Managers of a Sheffield beauty spot have defended a crackdown on paragliding and hang-gliding - claiming breaches of the rules are risking people's safety and disturbing wildlife.
Signs have appeared on Blacka Moor, which is looked after by the Sheffield and Rotherham Wildlife Trust, informing visitors that gliding is 'prohibited at all times' on the heathland, classed as a site of special scientific interest and home to red deer, migrant birds and cattle.
The trust claims it is trying to ward off an operator that has attempted to use the nature reserve to offer a training course in the activity, saying that 'other responsible paragliders do not use the site'.
But the measure has been met with opposition. Rev Mark Smith, a trained paraglider pilot familiar with the moor near the south-west boundary where Sheffield meets the Peak District, said the signs were 'disappointing'.
"I totally accept it is reasonable at certain times and places to restrict paragliding activity, and clubs will aid you to do this when they are consulted and a good case is made. But to suggest these activities present a danger to the general public is without evidence.
"For the most part paraglider pilots are outdoorsmen, country lovers and defenders of nature, in particular birds - there is something about the experience of flight that does that to us."
He added: "Sadly, I recently heard one acquaintance and long-term supporter has cancelled their direct debit to the Wildlife Trust, which is a real shame. There is no need to set people who are on the same side against each other."
A trust spokesman said: "We are aware that a Derbyshire business has for some years tried to use the site to offer a training course in learning how to paraglide. While we appreciate that many people enjoy paragliding, we do not feel it is an appropriate activity for this site.

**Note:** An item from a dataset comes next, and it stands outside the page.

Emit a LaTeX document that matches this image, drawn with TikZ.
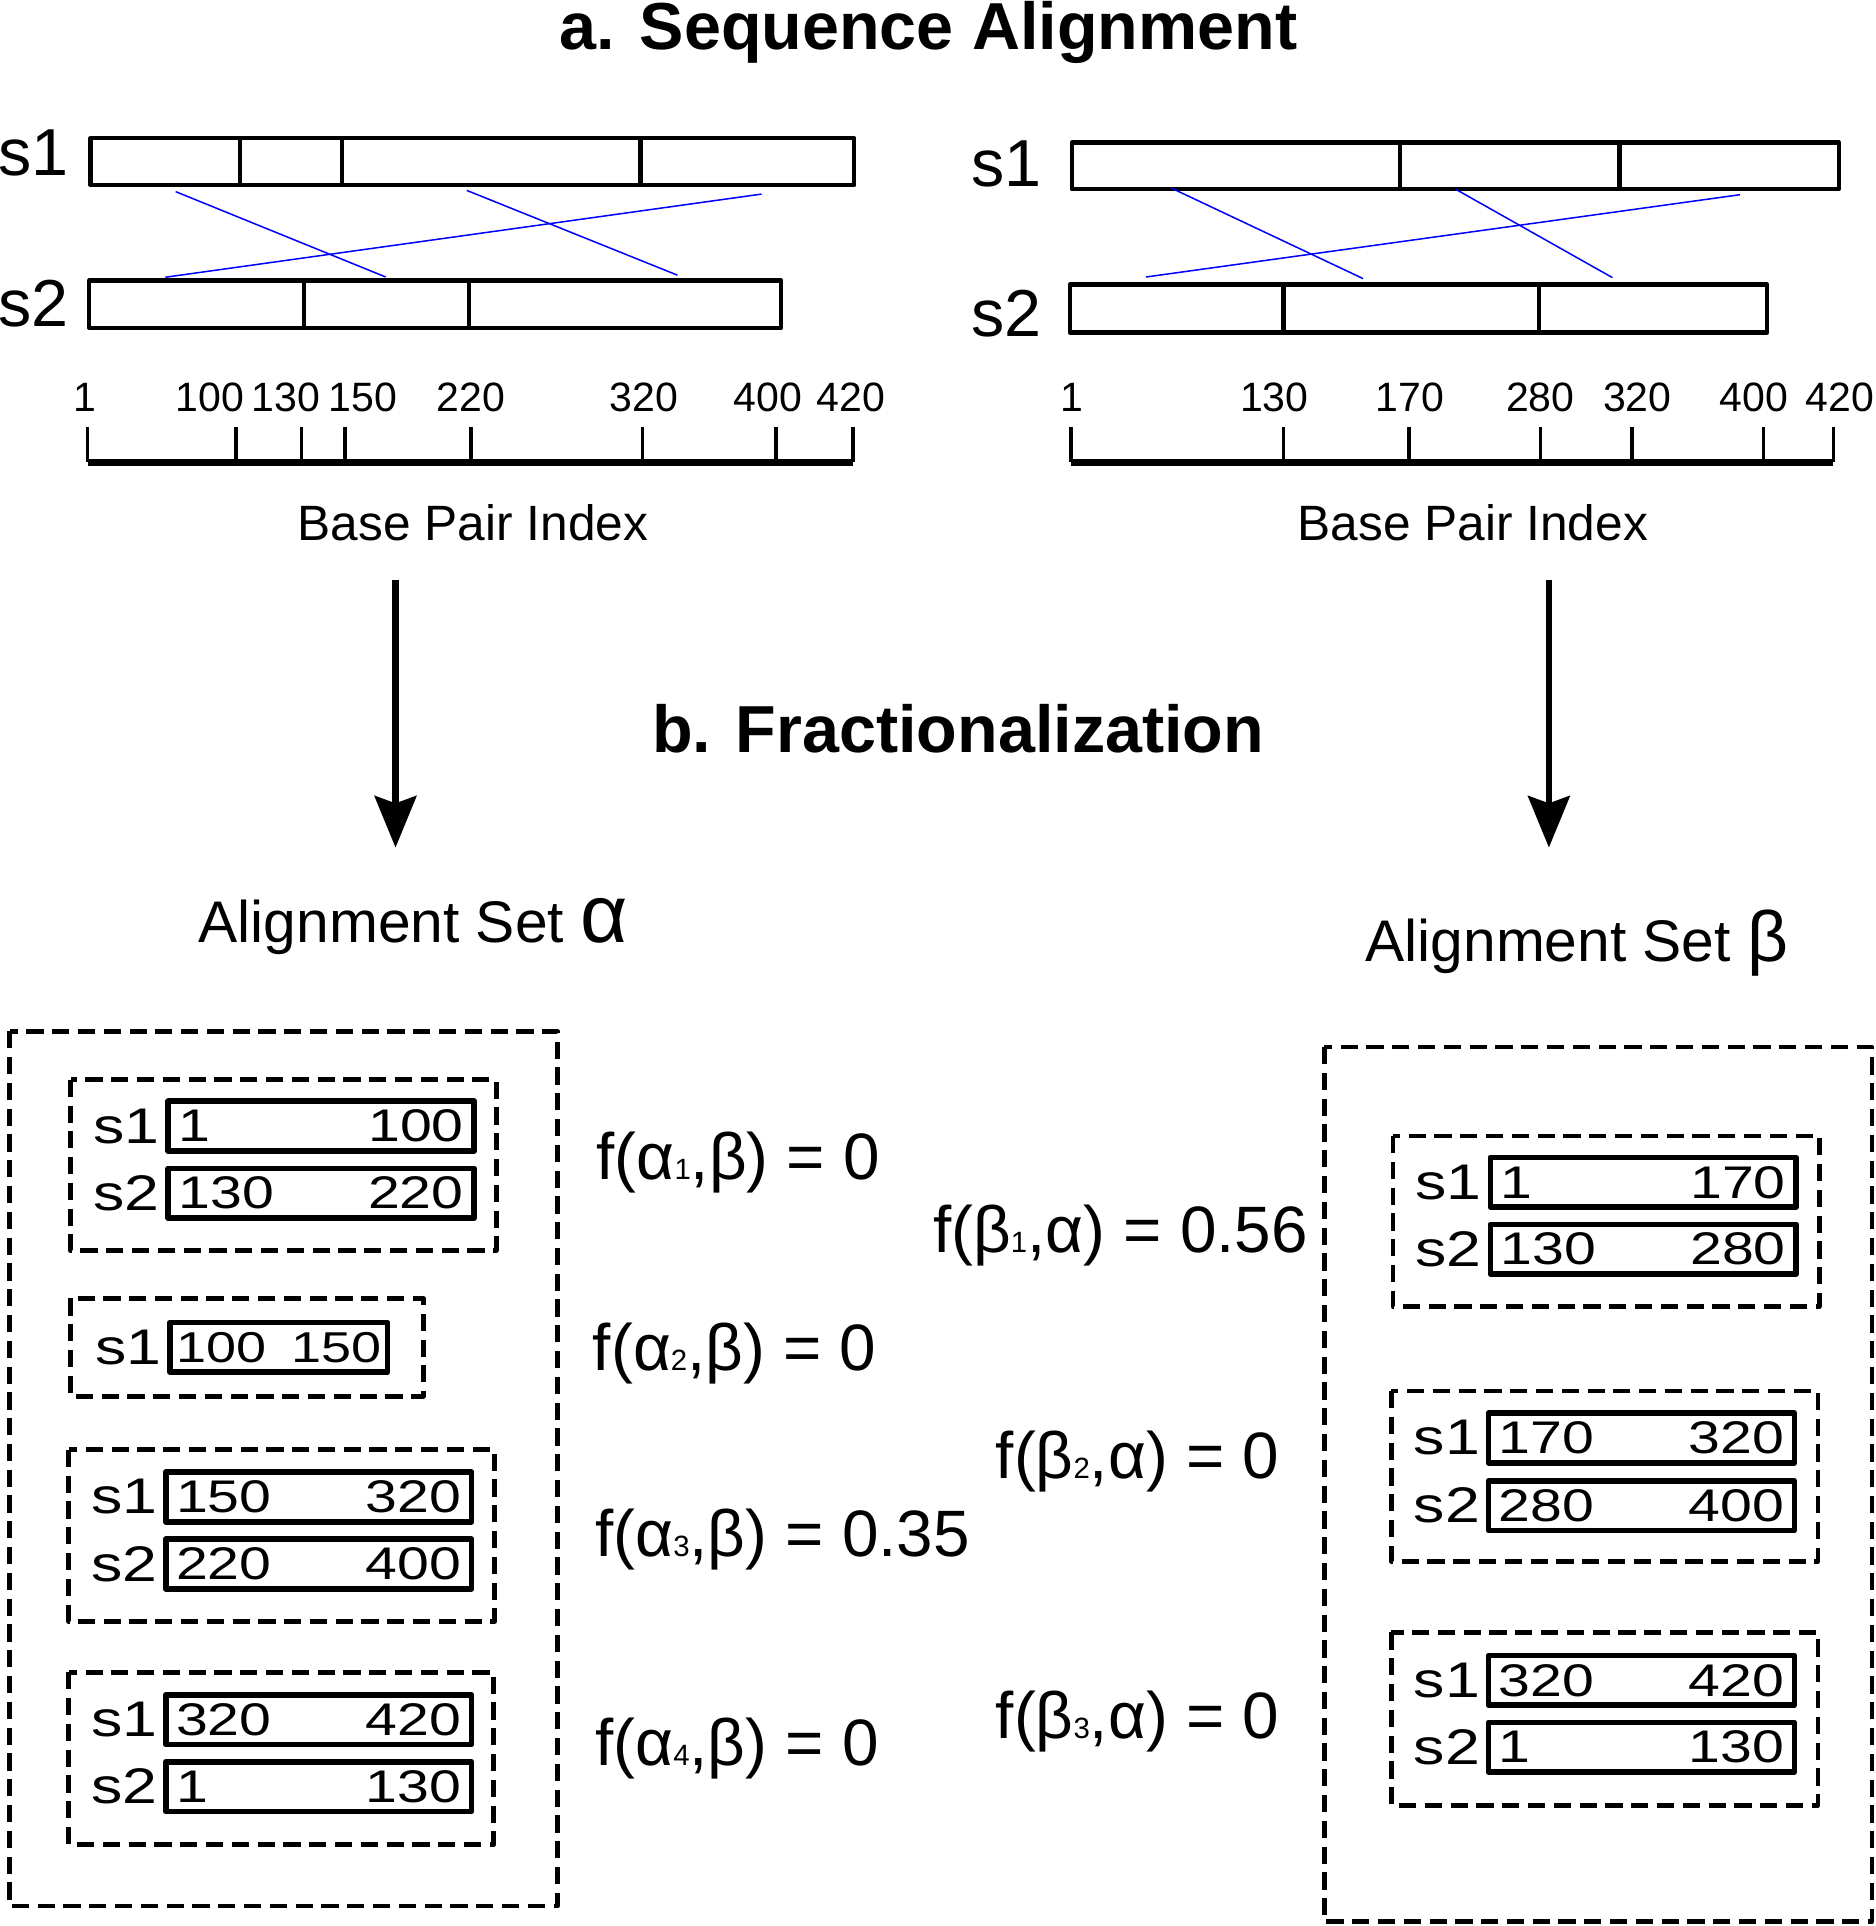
\documentclass[tikz,border=0pt]{standalone}
\usepackage{fontspec}
\setmainfont{Liberation Sans}
\newfontfamily\boxfont[FakeStretch=1.25]{Liberation Sans}
\usetikzlibrary{arrows.meta,positioning}
\setlength\parindent{0pt}
\newcommand\fsub[1]{{\fontsize{6.8}{7}\selectfont #1}}

\begin{document}
\begin{tikzpicture}[x=0.1mm, y=-0.1mm, line join=round,
	seqbar/.style={line width=1pt},
	match/.style={blue, line width=0.35pt},
	axisline/.style={line width=1.8pt},
	tickmark/.style={line width=0.8pt},
	ticklbl/.style={anchor=base, inner sep=0pt, font=\fontsize{9.5}{11}\selectfont},
	axlbl/.style={anchor=base, inner sep=0pt, font=\fontsize{11.5}{13}\selectfont},
	seqlbl/.style={anchor=base west, inner sep=0pt, font=\fontsize{15.4}{18}\selectfont},
	heading/.style={anchor=base, inner sep=0pt, font=\fontsize{15.4}{18}\selectfont\bfseries},
	flow/.style={line width=1.4pt, -{Stealth[length=4.2mm, width=3.4mm, inset=0.6mm]}},
	setlbl/.style={anchor=base west, inner sep=0pt, font=\fontsize{13.6}{16}\selectfont},
	setbox/.style={dash pattern=on 1.4mm off 0.7mm, line width=1.1pt},
	seg/.style={draw, line width=1.3pt, text width=23.2mm, inner xsep=0.85mm, inner ysep=0pt,
		minimum height=4.05mm, align=left, font=\boxfont\fontsize{10.6}{12}\selectfont},
	seglbl/.style={inner sep=0pt, font=\boxfont\fontsize{11.6}{13}\selectfont},
	score/.style={anchor=base west, inner sep=0pt, font=\fontsize{15.2}{17}\selectfont}]
	\path[use as bounding box, fill=white] (0,0) rectangle (1527,1568);

	% a. sequence alignment
	\node[heading] (ta) at (756,40) {a. Sequence Alignment};

	% left alignment
	\node[seqlbl] (ls1) at (-2,143) {s1};
	\node[seqlbl] (ls2) at (-2,266) {s2};
	\draw[seqbar] (73.6,112.5) rectangle (695.5,150.7);
	\foreach \x in {195.6,278.6,521.5} \draw[seqbar] (\x,112.5) -- (\x,150.7);
	\draw[seqbar] (72.7,228.4) rectangle (636,266.8);
	\foreach \x in {247.6,382} \draw[seqbar] (\x,228.4) -- (\x,266.8);
	\coordinate (lm1a) at (143,156);   \coordinate (lm1b) at (314,225.5);
	\coordinate (lm2a) at (380,155);   \coordinate (lm2b) at (551.5,224);
	\coordinate (lm3a) at (620,158);   \coordinate (lm3b) at (134.6,225.7);
	\foreach \m in {1,2,3} \draw[match] (lm\m a) -- (lm\m b);
	\draw[axisline] (71.3,376.5) -- (694.6,376.5);
	\foreach \x/\lx/\t in {71.3/69.4/1, 192.3/171/100, 245.3/233/130, 281/295.5/150,
		383.6/383.6/220, 523/524/320, 631.7/625/400, 694.6/692.7/420}{
		\draw[tickmark] (\x,348) -- (\x,376.5);
		\node[ticklbl] (la\t) at (\lx,335) {\t};}
	\node[axlbl] (lbp) at (385,440) {Base Pair Index};

	% right alignment
	\node[seqlbl] (rs1) at (790,152) {s1};
	\node[seqlbl] (rs2) at (790,274) {s2};
	\draw[seqbar] (872.6,116) rectangle (1497,154);
	\foreach \x in {1139.5,1318.5} \draw[seqbar] (\x,116) -- (\x,154);
	\draw[seqbar] (871,231.7) rectangle (1438.7,270.8);
	\foreach \x in {1044.8,1253} \draw[seqbar] (\x,231.7) -- (\x,270.8);
	\coordinate (rm1a) at (953.4,153);  \coordinate (rm1b) at (1109.7,226.8);
	\coordinate (rm2a) at (1185,154);   \coordinate (rm2b) at (1312.7,226);
	\coordinate (rm3a) at (1416.6,158.5); \coordinate (rm3b) at (933,225.5);
	\foreach \m in {1,2,3} \draw[match] (rm\m a) -- (rm\m b);
	\draw[axisline] (872,376.5) -- (1492.6,376.5);
	\foreach \x/\lx/\t in {872/873/1, 1045/1037.5/130, 1147/1148/170, 1254/1254/280,
		1328.6/1333/320, 1435.8/1428/400, 1492.6/1498/420}{
		\draw[tickmark] (\x,348) -- (\x,376.5);
		\node[ticklbl] (ra\t) at (\lx,335) {\t};}
	\node[axlbl] (rbp) at (1199,440) {Base Pair Index};

	% b. fractionalization
	\coordinate (arrLs) at (322,472);  \coordinate (arrLe) at (322,690);
	\coordinate (arrRs) at (1261,472); \coordinate (arrRe) at (1261,690);
	\draw[flow] (arrLs) -- (arrLe);
	\draw[flow] (arrRs) -- (arrRe);
	\node[heading] (tb) at (780,613) {b. Fractionalization};
	\node[setlbl] (setA) at (161,767) {Alignment Set {\fontsize{19}{20}\selectfont α}};
	\node[setlbl] (setB) at (1111,783) {Alignment Set {\fontsize{16.5}{18}\selectfont β}};

	% alignment set alpha
	\draw[setbox] (7.8,839.5) rectangle (454,1551.6);
	\draw[setbox] (57.5,879) rectangle (404,1018);
	\node[seg] (a1s1) at (261.5,916.8) {1\hfill 100};
	\node[seg] (a1s2) at (261.5,971.4) {130\hfill 220};
	\draw[setbox] (57.5,1057) rectangle (344.6,1136.7);
	\node[seg, text width=16.7mm, inner xsep=0.5mm, font=\boxfont\fontsize{10}{12}\selectfont]
		(a2s1) at (226.9,1096.9) {100\hfill 150};
	\draw[setbox] (56,1180.3) rectangle (402.7,1320);
	\node[seg] (a3s1) at (259.4,1218.7) {150\hfill 320};
	\node[seg] (a3s2) at (259.4,1273.3) {220\hfill 400};
	\draw[setbox] (56,1361.4) rectangle (402,1501.7);
	\node[seg] (a4s1) at (259.4,1400) {320\hfill 420};
	\node[seg] (a4s2) at (259.4,1454.5) {1\hfill 130};
	\foreach \b in {a1s1,a2s1,a3s1,a4s1} \node[seglbl, left=0.4mm of \b] (\b l) {s1};
	\foreach \b in {a1s2,a3s2,a4s2} \node[seglbl, left=0.4mm of \b] (\b l) {s2};

	% alignment set beta
	\draw[setbox] (1078,852.4) rectangle (1524,1564.6);
	\draw[setbox] (1134,924.8) rectangle (1481,1063.7);
	\node[seg] (b1s1) at (1337.8,962.5) {1\hfill 170};
	\node[seg] (b1s2) at (1337.8,1017) {130\hfill 280};
	\draw[setbox] (1132.6,1132.5) rectangle (1480,1271);
	\node[seg] (b2s1) at (1336.3,1170.7) {170\hfill 320};
	\node[seg] (b2s2) at (1336.3,1225.7) {280\hfill 400};
	\draw[setbox] (1132.6,1329) rectangle (1480,1469.6);
	\node[seg] (b3s1) at (1336.3,1368) {320\hfill 420};
	\node[seg] (b3s2) at (1336.3,1422.4) {1\hfill 130};
	\foreach \b in {b1s1,b2s1,b3s1} \node[seglbl, left=0.4mm of \b] (\b l) {s1};
	\foreach \b in {b1s2,b2s2,b3s2} \node[seglbl, left=0.4mm of \b] (\b l) {s2};

	% fractions
	\node[score] (fa1) at (485,960) {f(α\fsub{1},β) = 0};
	\node[score] (fa2) at (482,1116) {f(α\fsub{2},β) = 0};
	\node[score] (fa3) at (484,1267) {f(α\fsub{3},β) = 0.35};
	\node[score] (fa4) at (484,1437) {f(α\fsub{4},β) = 0};
	\node[score] (fb1) at (759,1020) {f(β\fsub{1},α) = 0.56};
	\node[score] (fb2) at (810,1204) {f(β\fsub{2},α) = 0};
	\node[score] (fb3) at (810,1415) {f(β\fsub{3},α) = 0};
\end{tikzpicture}
\end{document}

"We have made this clear to this specific operator over successive years but he has repeatedly ignored all of our requests to desist. We have not given permission for him to use the site in this way. We believe it has contributed to disturbance to ground nesting birds such as lapwing.
"Despite our efforts to discourage this paraglider from running his operation on the site he has chosen to continue. We know other responsible paragliders do not use the site."
The spokesman said the trust's management plan for Blacka Moor bans activities that damage the reserve and its wildlife, contravene the law, or 'conflict with its quiet usage by others'.
"These activities include, but are not limited to, paragliding."